The men who have it have a way of stubbornness, of workmanly candor, of growing towards some inner purpose that only they can name or assign any adjectives to. When challenged they withdraw to an invisible spot inside where only they can hold stewardship over the value of their own souls.
It is a trait that has largely gone overlooked, overshadowed by a pile of buzzwords about success, life-hacks, productivity. The reason being that humble grit is not a fun, sexy concept— it is not the kind of word most people imagine having on their tombstone. Grit is as dirty as it sounds, as low as it sounds, almost base or animal. It is a mule pulling the plow of humanity. Those great Peters and Alexanders were black stallions prancing in a field of good fortune seized, but you are a mule breaking the sod of mediocrity with the compounding energy of patience.
The horse may have shaped the world, but it is the mule that built it.
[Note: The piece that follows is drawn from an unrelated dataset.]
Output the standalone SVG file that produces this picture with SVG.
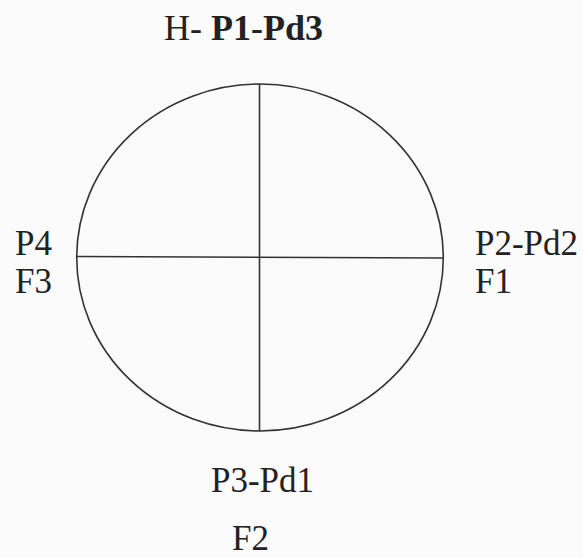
<svg xmlns="http://www.w3.org/2000/svg" width="583" height="558" viewBox="0 0 583 558">
<style>
.lbl{font-family:"Liberation Serif","Times New Roman",serif;font-size:35px;fill:#222}
.t{font-size:36px}
.b{font-weight:bold}
.ln{stroke:#333;stroke-width:1.6;fill:none}
</style>
<rect width="583" height="558" fill="#fbfbfb"/>
<g id="circle">
<ellipse class="ln" cx="260" cy="257.5" rx="183.3" ry="173.5"/>
</g>
<g id="connectors">
<line class="ln" x1="259.5" y1="84" x2="259.5" y2="431"/>
<line class="ln" x1="77" y1="256.5" x2="443.3" y2="258"/>
</g>
<g id="title"><text class="lbl t" x="164" y="40">H- <tspan class="b">P1-Pd3</tspan></text></g>
<g id="left"><text class="lbl" x="15" y="255">P4</text><text class="lbl" x="15" y="293">F3</text></g>
<g id="right"><text class="lbl" x="475" y="255">P2-Pd2</text><text class="lbl" x="475" y="293">F1</text></g>
<g id="bottom"><text class="lbl" x="211" y="492">P3-Pd1</text><text class="lbl" x="232" y="550">F2</text></g>
</svg>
So how does one have grit?
It comes from waiting for relief that never comes. From bootstraps, from anger, from bitterness, from pluck and arrogance and it comes from being so average that you decide greatness can be built instead with the slow stacking of stones over decades of hope and responsibility, rather than in one grand gesture of lucky drama. The gritty believe in themselves— not quite in that sappy motivational poster way, but in the sad acceptance that the world is designed to make them fail. Because make no mistake, the world wants you to fail. It is made to keep you mediocre, to feed you mediocrity and acceptance and to make your grit seem like something unnecessary and even selfish. And we either open up or swallow it or we grit our teeth. That’s what grit is.
To be gritty, we need to decide that it doesn’t matter what words people call us, to resign ourselves to our shortcomings, to understand that defeat is the grandest nourishment a man can have. So long as he keeps relentlessly battering himself against the cliffs, it matters not that he cannot reach the top of them. It is a choice to either crack at the overwhelming unfairness of the world, or to remain and continue to buttress ourselves against what rains down from above– this is the only control we have in the measure of our own greatness. All else is chance and circumstance.
In the end, grit is doing hard things because they are hard and for no other reason than they are hard. It is coming back to the table time and again, even if you know you will lose. It is not to do what is easy, to give up in that easy way that is forever tickling the back of your mind. It is to never slip into apathy or complacence or despair.
A new year is coming. Grit your teeth.